Adel El Huni, Tayeb Al Rais, Clare Woodcraft and Maysa Jalbout debating philanthropy in the Muslim world.
The Muslim world must look to both modern innovations and traditional practices if it is to put under-used capital to work in improving society, according to a panel of experts in philanthropy at the Global Islamic Economy Summit in Dubai on Tuesday.
The plenary session, 'Philanthropy in the Muslim world: Harnessing the abundance of underutilised capital for social development', was held after the keynote address by Abdulaziz Al Ghurair, chairman, Abdulla Al Ghurair Foundation for Education and Board and member of the Dubai Islamic Economy Development Centre.
Tayeb Al Rais, secretary-general of the Awqaf and Minors Affairs Foundation, told delegates that the concept of charitable giving is a foundation of Islam, but that certain practices were struggling for relevance in the modern world. He highlighted waqf - the practice of giving assets, traditionally a building, land or even cash for religious or charitable reasons - as an example of charitable giving that was in decline.
"Waqf was established to support communities in the beginning of Islam but is being overlooked in modern Islamic societies," he said. "What we want to do is take waqf and make it better. Societies in the Muslim world need to take another look at what waqf can do today and how it can meet our present needs."
Clare Woodcraft, CEO of Emirates Foundation, said that foundations could benefit from narrowing their focus. "It's frustrating when you see funds that are not maximised to meet the potential," she said. "There are core principles that can help you maximise impact. Focusing on output is key; we went from having a diverse portfolio to focusing on one core area of youth, that way we can have more impact."
Maysa Jalbout, CEO of the Abdulla Al Ghurair Foundation for Education, agreed that focus was key and added that charities and foundations need to be more innovative if they are to maximise impact.
"The three areas we focus on is to ensure that our giving is high-impact. Education is often a root cause of the challenges we face in this region. We are supporting the education of 15,000 Arab youth. Secondly, we are committed to be transparent and accountable. Thirdly, we are committed to the concept of innovation - this is why we are looking at using the potential of technology to spread access to education in the region.
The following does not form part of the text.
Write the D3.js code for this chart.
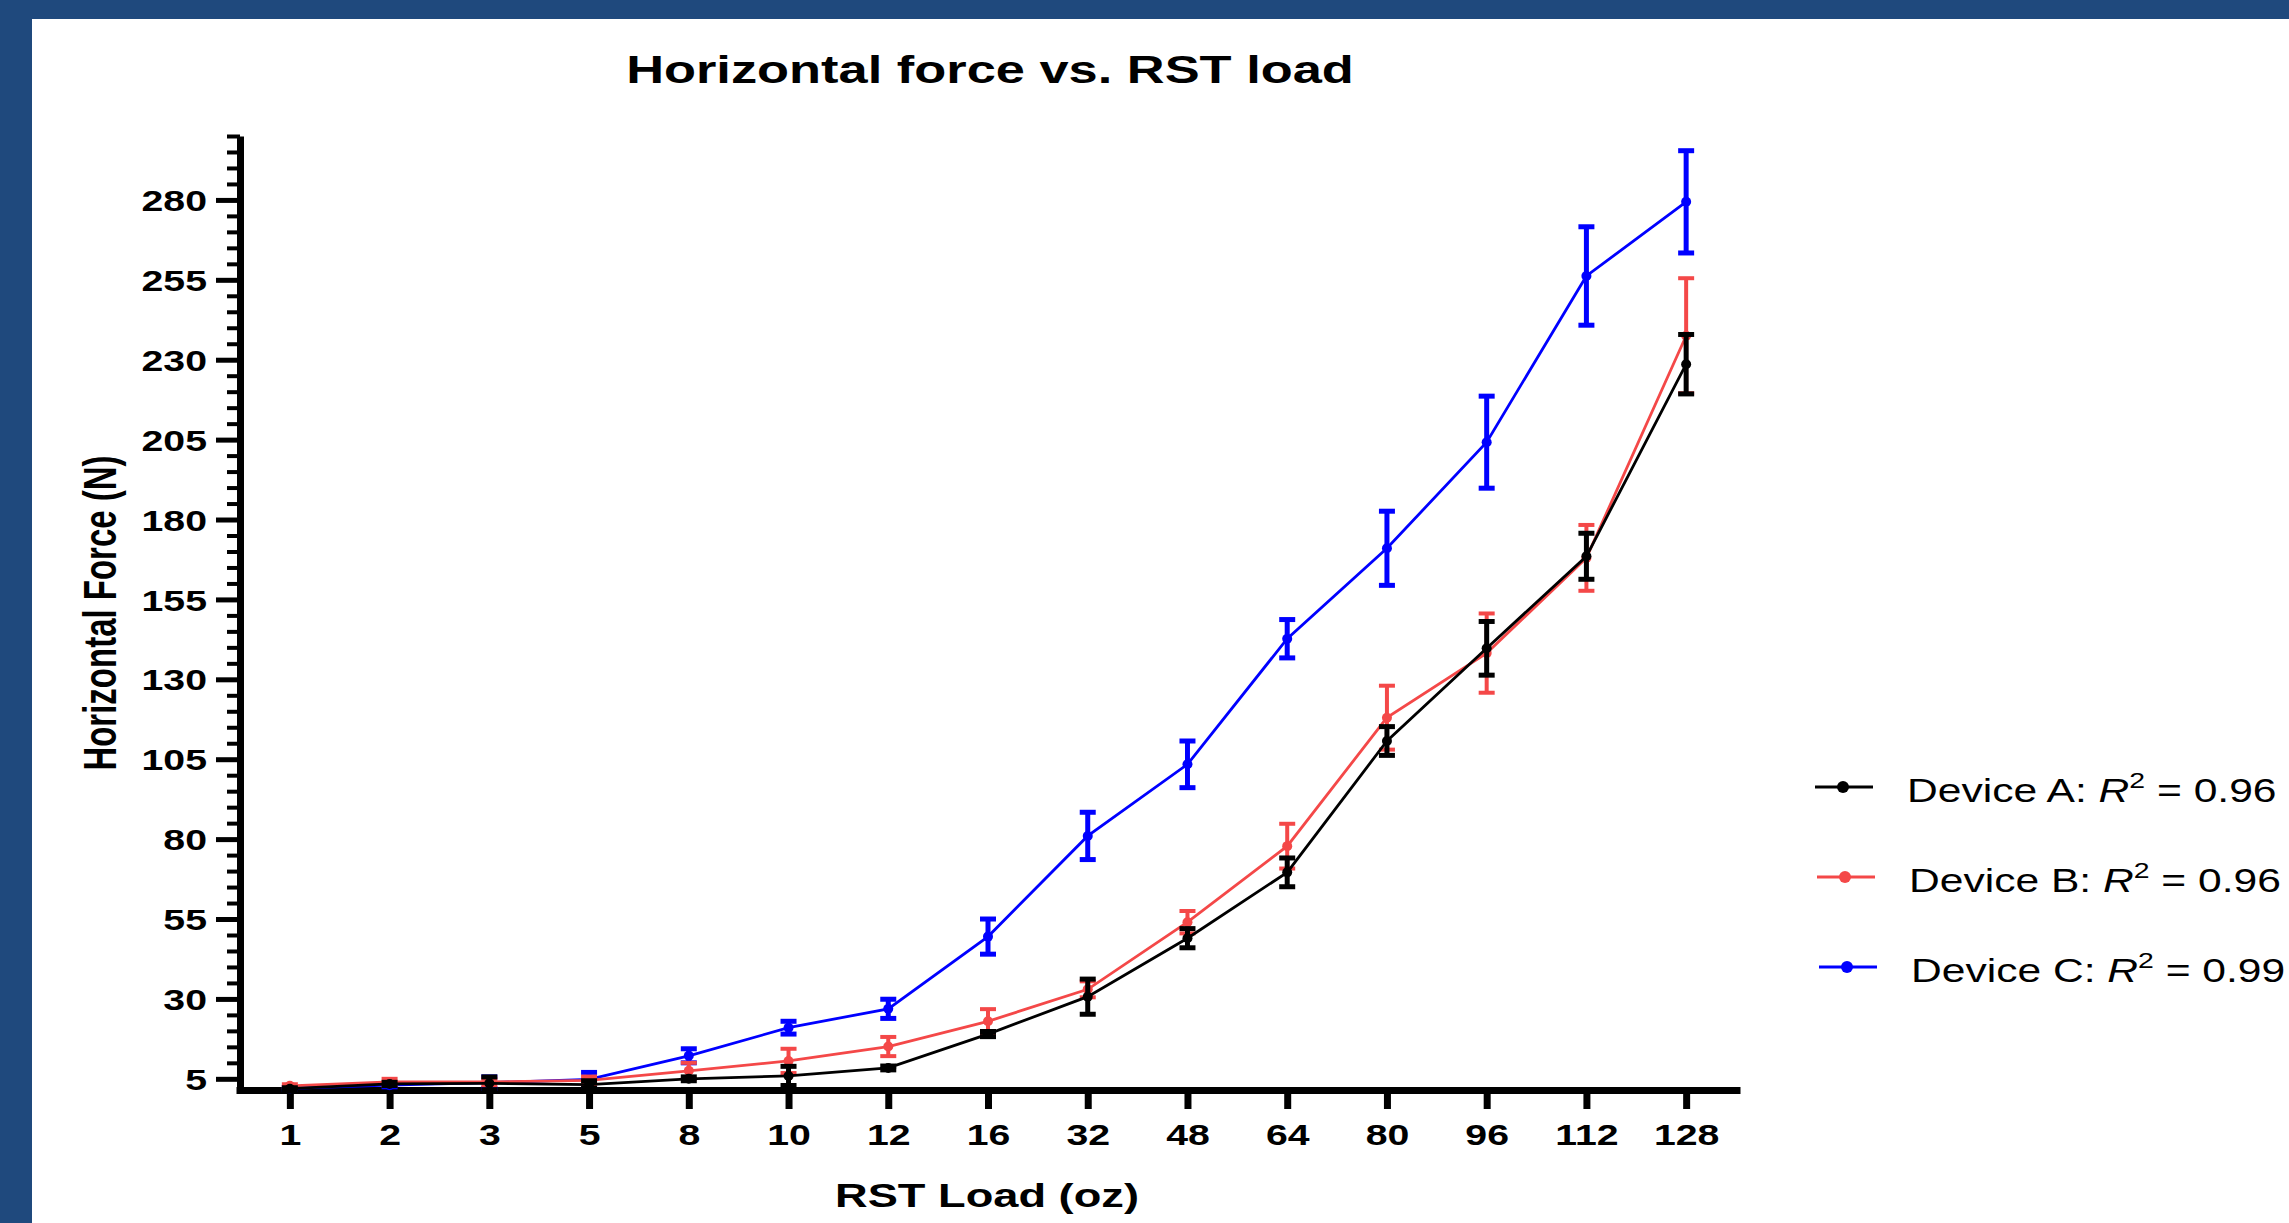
<!DOCTYPE html>
<html>
<head>
<meta charset="utf-8">
<script src="https://cdn.jsdelivr.net/npm/d3@7"></script>
<style>
  html, body { margin: 0; padding: 0; background: #1f497d; overflow: hidden; }
  svg { display: block; }
</style>
</head>
<body>
<svg id="chart"></svg>
<script>
// RST load categories (oz)
const loads = ["1", "2", "3", "5", "8", "10", "12", "16", "32", "48", "64", "80", "96", "112", "128"];

// mean horizontal force (N) and error per device
const deviceA = [1.9, 3.4, 3.6, 3.2, 5.0, 5.9, 8.4, 19, 30.7, 49, 69.6, 110.7, 139.7, 168.5, 228.6];
const deviceA_err = [0.3, 0.5, 2.0, 1.2, 0.6, 3.0, 0.6, 0.8, 5.5, 3.0, 4.5, 4.5, 8.4, 7.2, 9.3];
const deviceB = [2.8, 4.0, 4.0, 4.5, 7.5, 10.6, 15.1, 23, 33, 54, 77.8, 118, 138.2, 168, 237.5];
const deviceB_err = [0.5, 1.0, 1.0, 1.2, 2.5, 3.8, 3.0, 3.8, 2.5, 3.5, 7.0, 10, 12.4, 10.3, 18];
const deviceC = [2.0, 3.0, 3.8, 4.8, 12.2, 21, 26.9, 49.5, 81, 103.4, 142.7, 171, 204.2, 256.2, 279.4];
const deviceC_err = [0.3, 0.5, 1.8, 2.2, 2.2, 2.0, 3.0, 5.5, 7.4, 7.3, 6.0, 11.6, 14.4, 15.4, 16];

const legendLabels = ["Device A:", "Device B:", "Device C:"];
const r2Values = ["0.96", "0.96", "0.99"];

const yMajor = [5, 30, 55, 80, 105, 130, 155, 180, 205, 230, 255, 280];

const width = 2289, height = 1223;
const stretch = 1.33; // the original figure is stretched sideways

const svg = d3.select("#chart").attr("width", width).attr("height", height);

// blue frame, white panel
svg.append("rect").attr("width", width).attr("height", height).attr("fill", "#1f497d");
svg.append("rect").attr("x", 32).attr("y", 19).attr("width", width - 32).attr("height", height - 19).attr("fill", "#fff");

const x = d3.scalePoint().domain(loads).range([236, 1740]).padding(0.54);
const y = d3.scaleLinear().domain([1.5, 300]).range([1090, 136]);

const font = "'Liberation Sans', Arial, sans-serif";

// minor y ticks
const yMinor = d3.range(5, 301, 5).filter(v => !yMajor.includes(v));
svg.append("g")
    .attr("transform", "translate(240,0)")
    .call(d3.axisLeft(y).tickValues(yMinor).tickSize(13).tickSizeOuter(0).tickFormat(""))
    .call(g => g.select(".domain").remove())
    .call(g => g.selectAll(".tick line").attr("stroke", "#000").attr("stroke-width", 4));

// major y axis
svg.append("g")
    .attr("transform", "translate(240,0)")
    .call(d3.axisLeft(y).tickValues(yMajor).tickSize(24).tickSizeOuter(0).tickPadding(9))
    .call(g => g.select(".domain").attr("stroke", "#000").attr("stroke-width", 7))
    .call(g => g.selectAll(".tick line").attr("stroke", "#000").attr("stroke-width", 5))
    .call(g => g.selectAll(".tick text")
        .attr("x", null).attr("dy", "0.36em")
        .attr("transform", `translate(-33,0) scale(${stretch},1)`)
        .attr("font-family", font).attr("font-weight", "bold")
        .attr("font-size", 29.5).attr("fill", "#000"));

// x axis
svg.append("g")
    .attr("transform", "translate(0,1090)")
    .call(d3.axisBottom(x).tickSize(19).tickSizeOuter(0).tickPadding(0))
    .call(g => g.select(".domain").attr("stroke", "#000").attr("stroke-width", 7))
    .call(g => g.selectAll(".tick line").attr("stroke", "#000").attr("stroke-width", 7))
    .call(g => g.selectAll(".tick text")
        .attr("y", null).attr("dy", null)
        .attr("transform", `translate(0,55) scale(${stretch},1)`)
        .attr("font-family", font).attr("font-weight", "bold")
        .attr("font-size", 29.5).attr("fill", "#000"));

const series = [
    { name: "C", values: deviceC, err: deviceC_err, color: "#0000ff", barWidth: 5 },
    { name: "B", values: deviceB, err: deviceB_err, color: "#f44848", barWidth: 4 },
    { name: "A", values: deviceA, err: deviceA_err, color: "#000000", barWidth: 5 }
];

const line = d3.line()
    .x((d, i) => x(loads[i]))
    .y(d => y(d));

const capHalf = 8;

series.forEach(s => {
    const g = svg.append("g");
    g.append("path")
        .datum(s.values)
        .attr("d", line)
        .attr("fill", "none")
        .attr("stroke", s.color)
        .attr("stroke-width", 2.8);

    const bars = g.selectAll(".err")
        .data(s.values.map((v, i) => ({ load: loads[i], v: v, e: s.err[i] })))
        .join("g")
        .attr("stroke", s.color)
        .attr("stroke-width", s.barWidth);
    bars.append("line")
        .attr("x1", d => x(d.load)).attr("x2", d => x(d.load))
        .attr("y1", d => y(Math.max(d.v - d.e, 1.5))).attr("y2", d => y(d.v + d.e));
    bars.append("line")
        .attr("x1", d => x(d.load) - capHalf).attr("x2", d => x(d.load) + capHalf)
        .attr("y1", d => y(d.v + d.e)).attr("y2", d => y(d.v + d.e));
    bars.filter(d => d.v - d.e > 1.5).append("line")
        .attr("x1", d => x(d.load) - capHalf).attr("x2", d => x(d.load) + capHalf)
        .attr("y1", d => y(d.v - d.e)).attr("y2", d => y(d.v - d.e));

    g.selectAll("circle")
        .data(s.values)
        .join("circle")
        .attr("cx", (d, i) => x(loads[i]))
        .attr("cy", d => y(d))
        .attr("r", 5)
        .attr("fill", s.color);
});

// title
svg.append("text")
    .attr("transform", `translate(990,83) scale(${stretch},1)`)
    .attr("text-anchor", "middle")
    .attr("font-family", font).attr("font-weight", "bold").attr("font-size", 39.4)
    .text("Horizontal force vs. RST load");

// axis titles
svg.append("text")
    .attr("transform", `translate(987,1207) scale(${stretch},1)`)
    .attr("text-anchor", "middle")
    .attr("font-family", font).attr("font-weight", "bold").attr("font-size", 34)
    .text("RST Load (oz)");

svg.append("text")
    .attr("transform", `translate(116,613) scale(${stretch + 0.05},1) rotate(-90)`)
    .attr("text-anchor", "middle")
    .attr("font-family", font).attr("font-weight", "bold").attr("font-size", 33)
    .text("Horizontal Force (N)");

// legend
const legendY = [787, 877, 967];
const legendColors = ["#000000", "#f44848", "#0000ff"];
legendLabels.forEach((lab, i) => {
    const lx = 1815 + i * 2;
    const g = svg.append("g").attr("transform", `translate(${lx},${legendY[i]})`);
    g.append("line").attr("x1", 0).attr("x2", 58).attr("y1", 0).attr("y2", 0)
        .attr("stroke", legendColors[i]).attr("stroke-width", 2.8);
    g.append("circle").attr("cx", 28).attr("cy", 0).attr("r", 6).attr("fill", legendColors[i]);
    const t = g.append("text")
        .attr("transform", `translate(92,15) scale(1.29,1)`)
        .attr("font-family", font).attr("font-size", 33).attr("fill", "#000");
    t.append("tspan").text(lab + " ");
    t.append("tspan").attr("font-style", "italic").text("R");
    t.append("tspan").attr("font-size", 22).attr("dy", -14).text("2");
    t.append("tspan").attr("dy", 14).text(" = " + r2Values[i]);
});
</script>
</body>
</html>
"Tracking and reporting, investing, monitoring and evaluating are areas where the Muslim philanthropy community can improve. We need to look at the concept of leveraging and pooling funds. There is potential to take funding from institutions such as the Islamic Development Bank and combining that with those in the public and private sector. There is tremendous opportunity in doing that."
Woodcraft agreed that charities need a more modern approach: "We measure output of all our programmes with core KPIs and metrics. We report the social impact and cost of delivery. We ask ourselves: how do you deploy philanthropic capital to maximise social impact?"
She said that Western foundations have much to learn from Islamic finance with its focus on ethical investment. "Traditional Islamic finance has influenced ethical investments and foundations in the West are learning from Shariah finance," she said. "We are seeing a big conversation about how we can learn from each other, and acknowledging what is working and not working. Muslim scholars are now arguing that Islamic philanthropy does not have to be anonymous, so we are sharing a lot more now in this field."
Responding to a question about the key aspects to successful philanthropy today, Al Rais said: "We need to make sure that people who come forward to donate are informed of how we are spending their money. There needs to be transparency."